Yes, with caveats. Braided polyester (Dacron) handles fatigue well and is silent, which is why theatre rigging often prefers it over wire rope. The trade-offs are stretch and creep — polyester elongates 1-3% under sustained load, so your home position will drift over time and need re-tensioning. UV degradation is also real outdoors; expect 5-7 year service life in sunlight versus 20+ years for stainless steel cable.

For heritage railway or outdoor industrial use, stick with 7×19 stainless steel cable. For indoor theatre or animatronic use where silence matters, polyester is fine as long as you accept the periodic re-tension.

The minimum sheave diameter is 12× the cord diameter for steel cable, 8× for polyester rope. So a 2 mm steel cable wants at least a 24 mm sheave; a 4 mm polyester rope can run on a 32 mm sheave. This isn't arbitrary — it's the bend-radius limit before the cable's outer strands work-harden faster than the inner ones and fatigue cracks start at the interface.

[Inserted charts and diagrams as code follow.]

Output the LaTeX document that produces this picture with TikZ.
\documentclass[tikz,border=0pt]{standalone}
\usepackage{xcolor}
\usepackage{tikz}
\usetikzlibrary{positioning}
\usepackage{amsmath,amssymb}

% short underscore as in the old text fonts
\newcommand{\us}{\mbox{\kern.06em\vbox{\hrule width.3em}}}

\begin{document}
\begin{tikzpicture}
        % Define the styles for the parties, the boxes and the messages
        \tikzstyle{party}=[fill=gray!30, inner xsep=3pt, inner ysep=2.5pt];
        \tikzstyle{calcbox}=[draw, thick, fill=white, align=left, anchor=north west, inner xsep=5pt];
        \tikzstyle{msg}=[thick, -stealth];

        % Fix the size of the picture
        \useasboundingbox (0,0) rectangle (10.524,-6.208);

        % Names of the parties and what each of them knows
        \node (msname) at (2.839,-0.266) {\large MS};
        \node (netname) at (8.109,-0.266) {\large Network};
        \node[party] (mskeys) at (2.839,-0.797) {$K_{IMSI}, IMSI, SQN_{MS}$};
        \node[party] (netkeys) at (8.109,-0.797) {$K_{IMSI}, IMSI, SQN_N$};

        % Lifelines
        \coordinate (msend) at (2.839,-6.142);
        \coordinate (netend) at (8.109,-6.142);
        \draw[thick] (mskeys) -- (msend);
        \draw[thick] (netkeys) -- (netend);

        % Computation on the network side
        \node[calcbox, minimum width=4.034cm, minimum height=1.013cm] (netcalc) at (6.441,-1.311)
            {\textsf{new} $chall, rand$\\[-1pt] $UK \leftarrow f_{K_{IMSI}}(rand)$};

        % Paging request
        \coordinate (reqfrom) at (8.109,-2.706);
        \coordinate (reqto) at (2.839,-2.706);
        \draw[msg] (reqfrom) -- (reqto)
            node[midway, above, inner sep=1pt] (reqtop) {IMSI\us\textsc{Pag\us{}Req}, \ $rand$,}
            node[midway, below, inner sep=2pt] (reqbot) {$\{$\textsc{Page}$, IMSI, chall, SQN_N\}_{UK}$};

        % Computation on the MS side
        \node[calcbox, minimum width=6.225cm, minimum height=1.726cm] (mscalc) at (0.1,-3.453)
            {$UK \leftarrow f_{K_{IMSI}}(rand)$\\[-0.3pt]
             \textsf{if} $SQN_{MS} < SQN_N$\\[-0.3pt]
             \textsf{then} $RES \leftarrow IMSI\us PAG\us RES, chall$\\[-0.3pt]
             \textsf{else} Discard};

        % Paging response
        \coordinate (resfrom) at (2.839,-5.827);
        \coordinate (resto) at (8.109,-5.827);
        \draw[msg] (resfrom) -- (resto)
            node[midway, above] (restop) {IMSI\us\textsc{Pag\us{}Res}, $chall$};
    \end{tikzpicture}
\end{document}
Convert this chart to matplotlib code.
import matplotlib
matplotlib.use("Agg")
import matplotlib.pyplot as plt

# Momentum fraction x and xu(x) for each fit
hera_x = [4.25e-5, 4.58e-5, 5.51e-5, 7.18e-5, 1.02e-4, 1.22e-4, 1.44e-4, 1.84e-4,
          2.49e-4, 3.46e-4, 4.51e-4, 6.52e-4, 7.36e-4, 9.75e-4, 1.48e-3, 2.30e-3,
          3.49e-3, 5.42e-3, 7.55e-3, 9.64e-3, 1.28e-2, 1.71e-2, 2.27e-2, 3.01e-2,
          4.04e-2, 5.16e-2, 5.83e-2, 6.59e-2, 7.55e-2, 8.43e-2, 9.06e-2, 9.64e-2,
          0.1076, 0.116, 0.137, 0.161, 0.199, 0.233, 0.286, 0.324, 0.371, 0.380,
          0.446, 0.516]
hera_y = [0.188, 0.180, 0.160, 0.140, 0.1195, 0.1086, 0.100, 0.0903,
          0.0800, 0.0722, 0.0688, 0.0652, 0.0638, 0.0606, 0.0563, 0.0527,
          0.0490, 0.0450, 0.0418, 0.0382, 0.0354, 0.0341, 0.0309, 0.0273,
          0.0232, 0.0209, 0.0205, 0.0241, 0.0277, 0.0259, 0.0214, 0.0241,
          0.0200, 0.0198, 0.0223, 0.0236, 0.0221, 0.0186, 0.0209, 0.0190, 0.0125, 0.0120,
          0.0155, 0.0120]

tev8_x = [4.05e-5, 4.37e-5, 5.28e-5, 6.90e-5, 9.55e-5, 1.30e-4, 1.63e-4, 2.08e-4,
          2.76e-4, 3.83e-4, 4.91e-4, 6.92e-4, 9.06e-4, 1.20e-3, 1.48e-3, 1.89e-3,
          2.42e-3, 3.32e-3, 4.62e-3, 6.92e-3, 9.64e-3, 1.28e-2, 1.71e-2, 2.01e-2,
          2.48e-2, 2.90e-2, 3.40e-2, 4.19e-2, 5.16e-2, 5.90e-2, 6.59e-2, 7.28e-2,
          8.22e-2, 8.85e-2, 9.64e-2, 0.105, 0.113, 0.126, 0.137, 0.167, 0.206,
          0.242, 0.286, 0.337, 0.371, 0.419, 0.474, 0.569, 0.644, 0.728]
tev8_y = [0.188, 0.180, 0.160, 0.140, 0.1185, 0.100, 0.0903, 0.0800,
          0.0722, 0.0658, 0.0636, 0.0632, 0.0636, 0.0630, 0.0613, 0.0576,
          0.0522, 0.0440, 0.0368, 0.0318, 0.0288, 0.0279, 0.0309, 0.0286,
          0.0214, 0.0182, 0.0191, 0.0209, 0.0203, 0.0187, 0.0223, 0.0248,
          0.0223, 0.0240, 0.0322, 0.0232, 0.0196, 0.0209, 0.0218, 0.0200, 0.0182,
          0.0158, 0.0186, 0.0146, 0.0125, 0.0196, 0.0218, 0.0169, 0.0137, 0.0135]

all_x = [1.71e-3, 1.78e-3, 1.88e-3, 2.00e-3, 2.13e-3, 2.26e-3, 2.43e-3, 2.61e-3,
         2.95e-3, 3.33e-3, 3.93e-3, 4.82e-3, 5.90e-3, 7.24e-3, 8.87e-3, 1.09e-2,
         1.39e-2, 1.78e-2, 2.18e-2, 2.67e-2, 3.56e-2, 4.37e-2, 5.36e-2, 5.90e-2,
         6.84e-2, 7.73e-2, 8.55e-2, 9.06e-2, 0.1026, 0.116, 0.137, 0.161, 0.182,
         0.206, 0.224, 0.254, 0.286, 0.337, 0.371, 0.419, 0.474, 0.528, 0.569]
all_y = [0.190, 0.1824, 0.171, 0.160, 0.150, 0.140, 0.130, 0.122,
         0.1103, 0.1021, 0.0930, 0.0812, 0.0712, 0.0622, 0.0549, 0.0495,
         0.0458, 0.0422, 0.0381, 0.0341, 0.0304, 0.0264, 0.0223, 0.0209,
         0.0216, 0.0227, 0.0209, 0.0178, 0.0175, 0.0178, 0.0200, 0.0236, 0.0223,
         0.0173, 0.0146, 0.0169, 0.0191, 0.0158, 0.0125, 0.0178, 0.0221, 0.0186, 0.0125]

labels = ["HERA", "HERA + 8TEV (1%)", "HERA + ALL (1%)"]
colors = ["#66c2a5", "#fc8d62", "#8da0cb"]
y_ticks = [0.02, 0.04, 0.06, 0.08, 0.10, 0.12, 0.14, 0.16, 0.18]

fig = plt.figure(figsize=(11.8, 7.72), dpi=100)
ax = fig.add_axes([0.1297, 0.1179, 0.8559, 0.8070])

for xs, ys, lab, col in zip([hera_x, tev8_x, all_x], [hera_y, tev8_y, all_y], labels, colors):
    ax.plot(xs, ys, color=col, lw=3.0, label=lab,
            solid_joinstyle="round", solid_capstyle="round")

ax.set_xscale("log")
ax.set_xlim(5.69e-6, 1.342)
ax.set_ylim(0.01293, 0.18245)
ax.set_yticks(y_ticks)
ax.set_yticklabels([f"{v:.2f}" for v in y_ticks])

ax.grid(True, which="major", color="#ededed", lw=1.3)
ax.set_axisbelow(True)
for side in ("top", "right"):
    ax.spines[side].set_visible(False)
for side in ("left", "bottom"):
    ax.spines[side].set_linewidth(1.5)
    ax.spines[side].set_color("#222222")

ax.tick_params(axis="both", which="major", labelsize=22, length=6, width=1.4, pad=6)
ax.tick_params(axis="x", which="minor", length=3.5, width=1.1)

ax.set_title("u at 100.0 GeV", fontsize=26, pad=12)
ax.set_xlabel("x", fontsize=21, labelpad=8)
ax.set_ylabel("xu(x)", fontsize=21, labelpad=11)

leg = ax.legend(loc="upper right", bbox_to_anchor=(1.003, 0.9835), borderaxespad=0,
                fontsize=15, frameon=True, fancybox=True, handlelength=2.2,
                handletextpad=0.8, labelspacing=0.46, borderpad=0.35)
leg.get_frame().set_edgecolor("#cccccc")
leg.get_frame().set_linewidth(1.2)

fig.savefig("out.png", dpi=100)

If you undersize the sheave, the cord won't fail immediately. It'll work for somewhere between 5,000 and 20,000 cycles, then snap suddenly with no visible warning beforehand. You'll see broken individual strands ('birdcaging') in the days before final failure if you inspect closely. On a public-facing installation that's an unacceptable failure mode, which is why theatre and railway specifications are explicit on minimum sheave size.

Cold thickens the grease in your pulley sheave bushing and pivot bearing, raising friction. A general-purpose lithium grease can see its base-oil viscosity rise by a factor of 5 from +20°C to -10°C, and that translates directly into restoring-force loss because the system has to overcome more friction to move.

The fix is to switch to a low-temperature grease (something like a synthetic PAO-based grease rated to -40°C) on any installation that operates outdoors. Heritage railway maintenance schedules historically specified seasonal regreasing for exactly this reason — modern synthetics let you skip the seasonal swap and just use the cold-rated grease year-round.